Hungarian-PIT for $C=20$ achieves SI-SDRi of 4.26 dB, unattainable with brute-force PIT (Dovrat et al., 2021).
SinkPIT for $N=10$ achieves SI-SDRi of 6.45 dB, with an epoch time of 17 min compared to ~3.5 hr for brute-force PIT (Tachibana, 2020).
Cascaded PIT advances the best WSJ0-2mix SDRi to 17.7 dB with no architectural changes (Yang et al., 2019).
Graph-PIT reduces word error rate to 13.0% on meetings, where uPIT fails at 18.4% under batch conditions (Neumann et al., 2021).
Adversarial PIT realizes a +1.4 dB SI-SNRi gain over the PIT-only baseline in universal sound separation (Postolache et al., 2022).

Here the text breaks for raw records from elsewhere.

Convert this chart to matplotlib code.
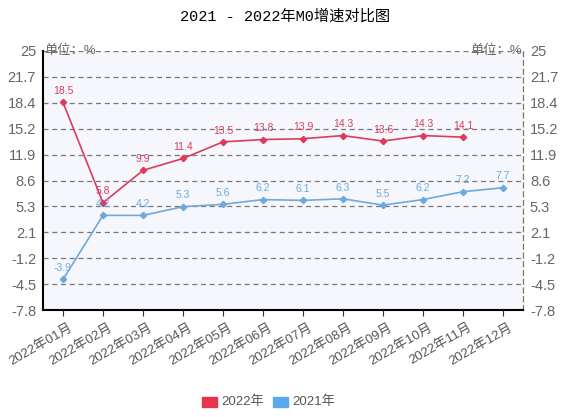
import matplotlib
matplotlib.use("Agg")
import matplotlib.pyplot as plt
import matplotlib.transforms as mtransforms
import numpy as np
from matplotlib.patches import Rectangle

plt.rcParams['font.family'] = ['Liberation Sans', 'Noto Sans CJK SC', 'DejaVu Sans']

months = ["2022年01月", "2022年02月", "2022年03月", "2022年04月", "2022年05月", "2022年06月",
          "2022年07月", "2022年08月", "2022年09月", "2022年10月", "2022年11月", "2022年12月"]
s2022 = [18.5, 5.8, 9.9, 11.4, 13.5, 13.8, 13.9, 14.3, 13.6, 14.3, 14.1]
s2021 = [-3.9, 4.2, 4.2, 5.3, 5.6, 6.2, 6.1, 6.3, 5.5, 6.2, 7.2, 7.7]
ytick_labels = ["-7.8", "-4.5", "-1.2", "2.1", "5.3", "8.6", "11.9", "15.2", "18.4", "21.7", "25"]
ymin, ymax = -7.77, 25.0

red = "#dc3c5a"
blue = "#6fa8dc"
red_leg = "#e8334f"
blue_leg = "#5aa9ef"
gray = "#555555"

fig = plt.figure(figsize=(5.7, 4.17), dpi=100)
ax = fig.add_axes([43/570, 1-310/417, 480/570, 259/417])
ax.set_facecolor("#f5f7fc")

n = len(months)
x = np.arange(n)
ax.set_xlim(-0.5, n-0.5)
ax.set_ylim(ymin, ymax)
yt = np.linspace(ymin, ymax, len(ytick_labels))
ax.set_yticks(yt)
ax.set_yticklabels(ytick_labels)
for y in yt[1:]:
    ax.axhline(y, color="#777777", lw=0.9, ls=(0, (4, 3)), zorder=1)

ax.plot(x[:len(s2022)], s2022, color=red, lw=1.2, marker="D", ms=3.2, zorder=3)
ax.plot(x, s2021, color=blue, lw=1.2, marker="D", ms=3.2, zorder=3)
for xi, v in zip(x, s2022):
    ax.annotate(f"{v:g}", (xi, v), xytext=(0, 4.5), textcoords="offset points",
                ha="center", va="bottom", fontsize=7.5, color=red)
for xi, v in zip(x, s2021):
    ax.annotate(f"{v:g}", (xi, v), xytext=(0, 4.5), textcoords="offset points",
                ha="center", va="bottom", fontsize=7.5, color=blue)

ax.set_xticks(x)
ax.set_xticklabels(months, rotation=30, ha="right", rotation_mode="anchor",
                   fontsize=9.5, color=gray)
ax.tick_params(axis="x", length=4, color="#333333", pad=4)
shift = mtransforms.ScaledTranslation(5/100, 0, fig.dpi_scale_trans)
for lab in ax.get_xticklabels():
    lab.set_transform(lab.get_transform() + shift)
ax.tick_params(axis="y", length=0, labelsize=10.5, labelcolor="#666666", pad=5,
               right=True, labelright=True)

ax.spines["top"].set_visible(False)
ax.spines["right"].set_linestyle((0, (4, 3)))
ax.spines["right"].set_color("#777777")
ax.spines["right"].set_linewidth(0.9)
ax.spines["left"].set_color("black")
ax.spines["left"].set_linewidth(1.5)
ax.spines["bottom"].set_color("black")
ax.spines["bottom"].set_linewidth(1.5)

fig.text(0.5, 1-17/417, "2021 - 2022年M0增速对比图", ha="center", va="center",
         fontsize=11, color="black", family=['Liberation Mono', 'Noto Sans CJK SC'])
ax.text(0.002, 1.0, "单位：%", transform=ax.transAxes, ha="left", va="center",
        fontsize=9.5, color="#666666")
ax.text(0.998, 1.0, "单位：%", transform=ax.transAxes, ha="right", va="center",
        fontsize=9.5, color="#666666")

# legend
ly = 1 - 402/417
fig.patches.append(Rectangle((202/570, 1-407/417), 15/570, 10/417, transform=fig.transFigure,
                             color=red_leg, figure=fig))
fig.text(221/570, ly, "2022年", ha="left", va="center", fontsize=9.5, color=gray)
fig.patches.append(Rectangle((273/570, 1-407/417), 15/570, 10/417, transform=fig.transFigure,
                             color=blue_leg, figure=fig))
fig.text(292/570, ly, "2021年", ha="left", va="center", fontsize=9.5, color=gray)

fig.savefig("out.png", dpi=100)
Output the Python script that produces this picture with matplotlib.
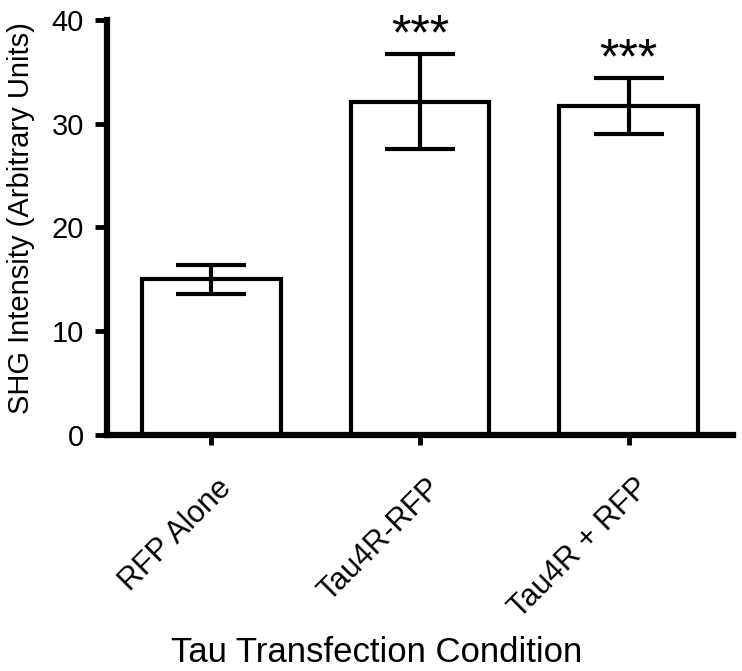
import numpy as np
import matplotlib.pyplot as plt
import matplotlib.transforms as mtransforms

plt.rcParams['font.family'] = ['Liberation Sans', 'DejaVu Sans']

# data
conditions = ['RFP Alone', 'Tau4R-RFP', 'Tau4R + RFP']
means = [15.0, 32.1, 31.7]
err_lo = [1.4, 4.5, 2.7]
err_hi = [1.4, 4.6, 2.7]
stars = ['', '***', '***']

fig = plt.figure(figsize=(7.42, 6.71), dpi=100)
ax = fig.add_axes([0.144, 0.352, 0.844, 0.618])

x = np.arange(len(conditions))
ax.bar(x, means, width=0.665, color='white', edgecolor='black', linewidth=3, zorder=2)
ax.errorbar(x, means, yerr=[err_lo, err_hi], fmt='none', ecolor='black',
            elinewidth=3, capsize=25, capthick=3, zorder=3)

# significance marks just above the caps
for i in range(len(x)):
    if stars[i]:
        ax.text(x[i], means[i] + err_hi[i] + 0.5, stars[i], ha='center', va='baseline',
                fontsize=36)

ax.set_xlim(-0.5, 2.5)
ax.set_ylim(0, 40)
ax.set_yticks([0, 10, 20, 30, 40])
ax.set_xticks(x)
ax.set_xticklabels(conditions, rotation=45, ha='right', va='center',
                   rotation_mode='anchor', fontsize=22)
ax.tick_params(axis='y', labelsize=21, width=3.5, length=8.5, direction='out', pad=8)
ax.tick_params(axis='x', width=3.5, length=7, direction='out', pad=28)

# nudge the rotated labels a little to the right
shift = mtransforms.ScaledTranslation(16 / 100, 0, fig.dpi_scale_trans)
for lab in ax.get_xticklabels():
    lab.set_transform(lab.get_transform() + shift)

for s in ['top', 'right']:
    ax.spines[s].set_visible(False)
for s in ['left', 'bottom']:
    ax.spines[s].set_linewidth(4.5)

fig.text(21.5 / 742, 1 - 218 / 671, 'SHG Intensity (Arbitrary Units)', rotation=90,
         ha='center', va='center', fontsize=21)
fig.text(377 / 742, 1 - 662 / 671, 'Tau Transfection Condition', ha='center',
         va='baseline', fontsize=25)

fig.savefig('out.png', dpi=100)
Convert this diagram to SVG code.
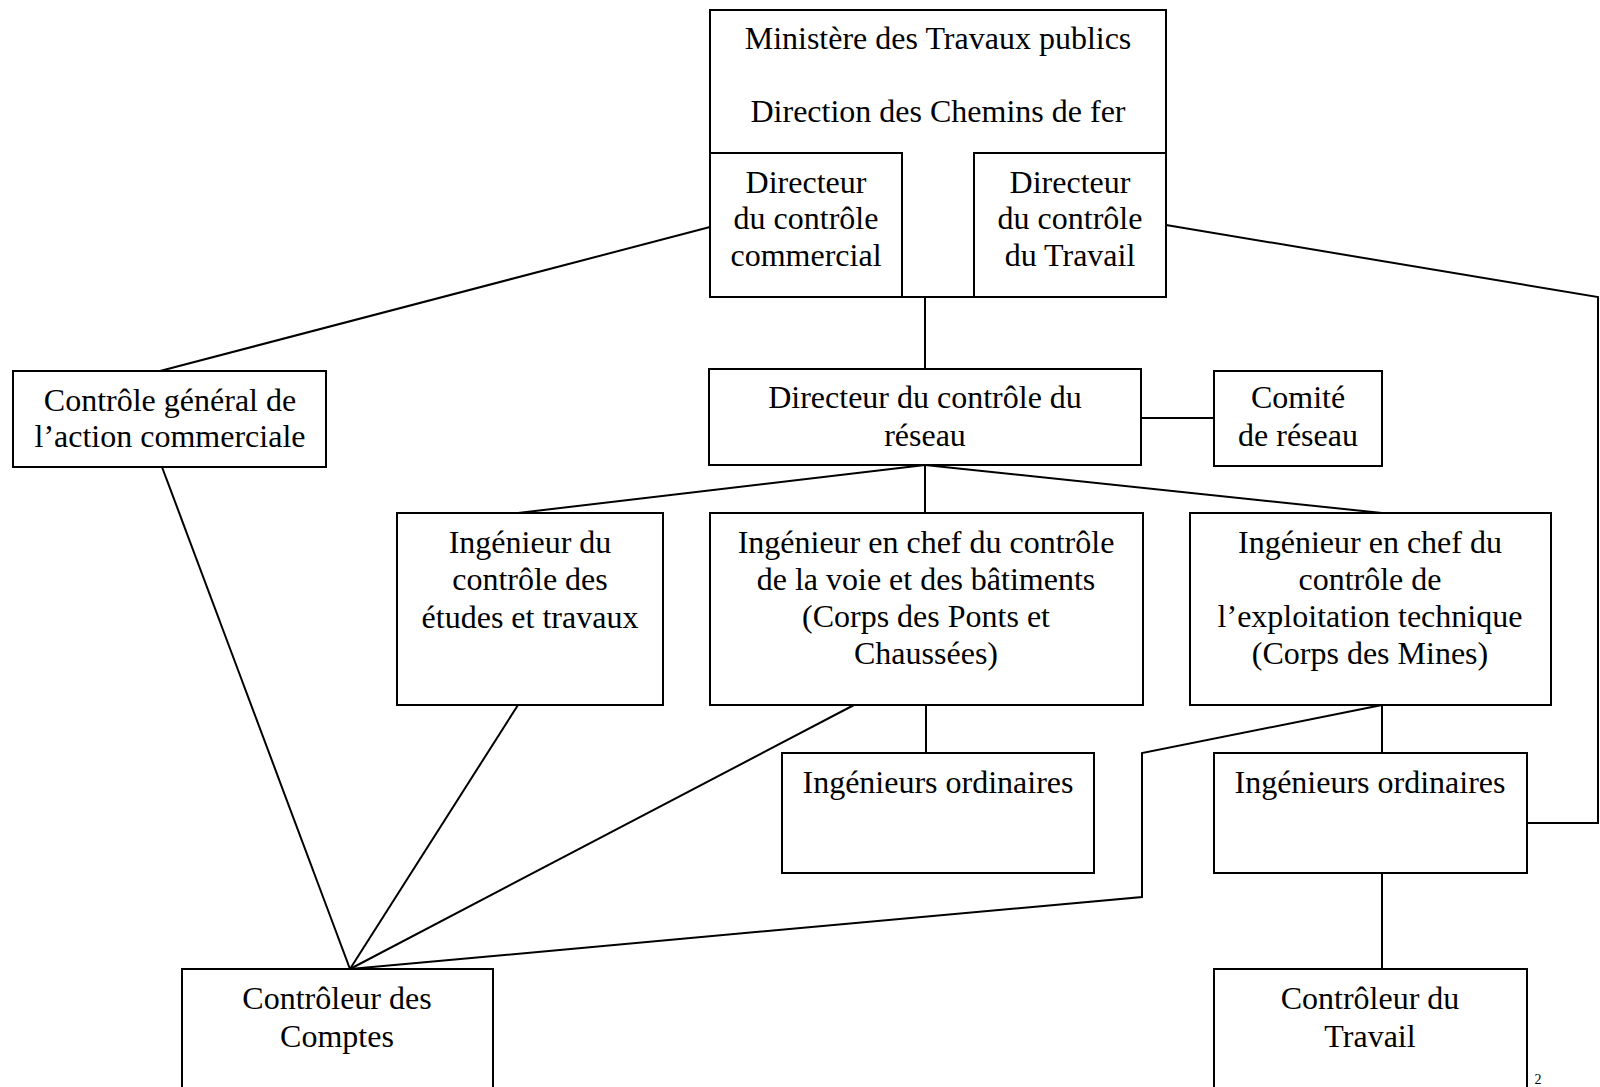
<svg xmlns="http://www.w3.org/2000/svg" width="1600" height="1087" viewBox="0 0 1600 1087">
<style>
.box{fill:#fff;stroke:#000;stroke-width:2}
.ln{fill:none;stroke:#000;stroke-width:2}
text{font-family:"Liberation Serif","Times New Roman",serif;font-size:32px;fill:#000;text-anchor:middle}
</style>
<rect width="1600" height="1087" fill="#fff"/>
<g id="connectors">
<line class="ln" x1="925" y1="297" x2="925" y2="369"/>
<line class="ln" x1="1141" y1="418" x2="1214" y2="418"/>
<line class="ln" x1="710" y1="227" x2="160" y2="371"/>
<polyline class="ln" points="1166,225 1598,297 1598,823 1527,823"/>
<line class="ln" x1="925" y1="465" x2="518" y2="513"/>
<line class="ln" x1="925" y1="465" x2="925" y2="513"/>
<line class="ln" x1="925" y1="465" x2="1382" y2="513"/>
<line class="ln" x1="926" y1="705" x2="926" y2="753"/>
<line class="ln" x1="1382" y1="705" x2="1382" y2="753"/>
<line class="ln" x1="1382" y1="873" x2="1382" y2="969"/>
<line class="ln" x1="162" y1="467" x2="350" y2="969"/>
<line class="ln" x1="518" y1="705" x2="350" y2="969"/>
<line class="ln" x1="854" y1="705" x2="350" y2="969"/>
<polyline class="ln" points="1382,705 1142,753 1142,897 350,969"/>
</g>
<g id="ministere">
<rect class="box" x="710" y="10" width="456" height="287"/>
<text x="938" y="49">Ministère des Travaux publics</text>
<text x="938" y="122">Direction des Chemins de fer</text>
</g>
<g id="dir-commercial">
<rect class="box" x="710" y="153" width="192" height="144"/>
<text x="806" y="193">Directeur</text>
<text x="806" y="229">du contrôle</text>
<text x="806" y="266">commercial</text>
</g>
<g id="dir-travail">
<rect class="box" x="974" y="153" width="192" height="144"/>
<text x="1070" y="193">Directeur</text>
<text x="1070" y="229">du contrôle</text>
<text x="1070" y="266">du Travail</text>
</g>
<g id="controle-general">
<rect class="box" x="13" y="371" width="313" height="96"/>
<text x="170" y="411">Contrôle général de</text>
<text x="170" y="447">l’action commerciale</text>
</g>
<g id="dir-reseau">
<rect class="box" x="709" y="369" width="432" height="96"/>
<text x="925" y="408">Directeur du contrôle du</text>
<text x="925" y="446">réseau</text>
</g>
<g id="comite">
<rect class="box" x="1214" y="371" width="168" height="95"/>
<text x="1298" y="408">Comité</text>
<text x="1298" y="446">de réseau</text>
</g>
<g id="ing-etudes">
<rect class="box" x="397" y="513" width="266" height="192"/>
<text x="530" y="553">Ingénieur du</text>
<text x="530" y="590">contrôle des</text>
<text x="530" y="628">études et travaux</text>
</g>
<g id="ing-voie">
<rect class="box" x="710" y="513" width="433" height="192"/>
<text x="926" y="553">Ingénieur en chef du contrôle</text>
<text x="926" y="590">de la voie et des bâtiments</text>
<text x="926" y="627">(Corps des Ponts et</text>
<text x="926" y="664">Chaussées)</text>
</g>
<g id="ing-exploitation">
<rect class="box" x="1190" y="513" width="361" height="192"/>
<text x="1370" y="553">Ingénieur en chef du</text>
<text x="1370" y="590">contrôle de</text>
<text x="1370" y="627">l’exploitation technique</text>
<text x="1370" y="664">(Corps des Mines)</text>
</g>
<g id="ing-ord-voie">
<rect class="box" x="782" y="753" width="312" height="120"/>
<text x="938" y="793">Ingénieurs ordinaires</text>
</g>
<g id="ing-ord-mines">
<rect class="box" x="1214" y="753" width="313" height="120"/>
<text x="1370" y="793">Ingénieurs ordinaires</text>
</g>
<g id="controleur-comptes">
<rect class="box" x="182" y="969" width="311" height="140"/>
<text x="337" y="1009">Contrôleur des</text>
<text x="337" y="1047">Comptes</text>
</g>
<g id="controleur-travail">
<rect class="box" x="1214" y="969" width="313" height="140"/>
<text x="1370" y="1009">Contrôleur du</text>
<text x="1370" y="1047">Travail</text>
</g>
<text x="1538" y="1084" style="font-size:14px">2</text>
</svg>
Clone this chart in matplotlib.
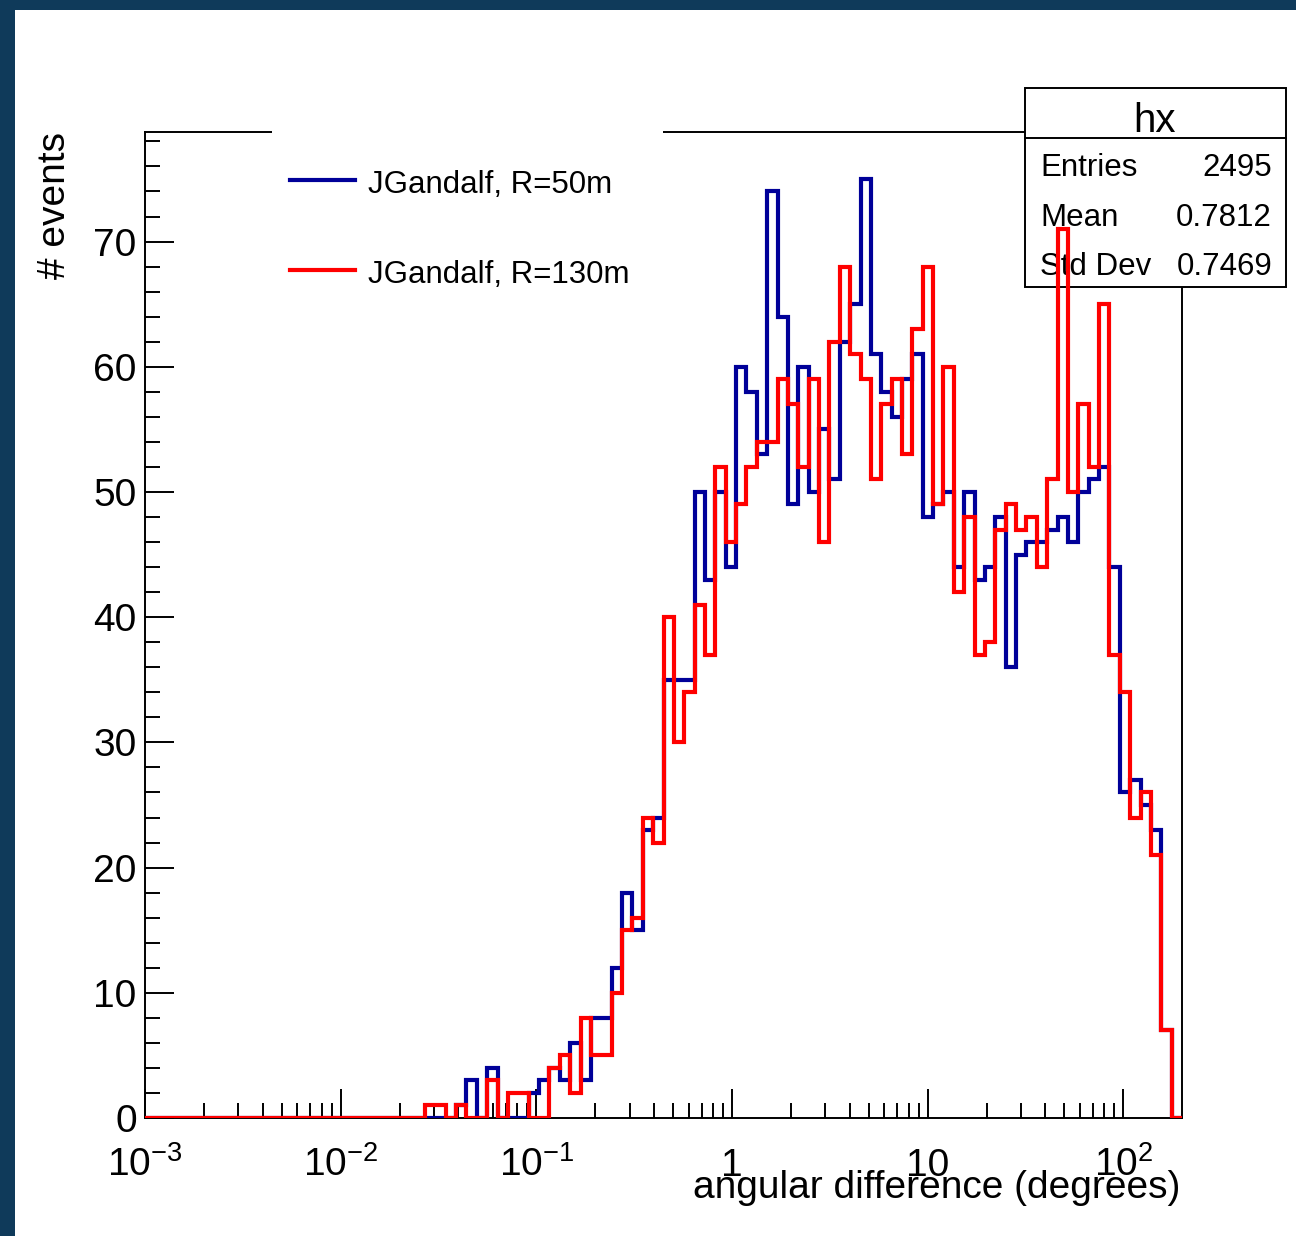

7. Limitations and Future Directions

While PIT transform methods have advanced source separation, recognition, and dynamic computation, several challenges and open questions remain:

Factorial complexity for $K\gg 3$ requires further approximate or probabilistic relaxations for very large assignment spaces (Tachibana, 2020, Neumann et al., 2021).
Early-stage PIT label-selection can be unstable, motivating cascaded and curriculum-based hybrid schemes (Yang et al., 2019).
Waveform-domain PIT variants lag behind spectrogram-based approaches in generalization and permutation consistency; improved encoders could mitigate this gap (Liu et al., 2021).
The deployment of PIT in sparse deep learning compilers and other areas remains dependent on access to actual transformation rule definitions and technical implementations beyond abstracts (Zheng et al., 2023).
Generalizing adversarial loss constructions for other permutation-invariant learning tasks (e.g., multi-object detection, generative modeling) is an emerging research direction (Postolache et al., 2022).
In mathematical settings (Pitman transform), characterization of invariant measures for multi-component chains and identification of algebraic invariance structures are ongoing areas (Engel et al., 7 Aug 2025).

In summary, Permutation-Invariant Transformation captures a unifying principle in machine learning and stochastic modeling for applications characterized by output permutation ambiguity, and continues to foster algorithmic, theoretical, and practical advances across domains.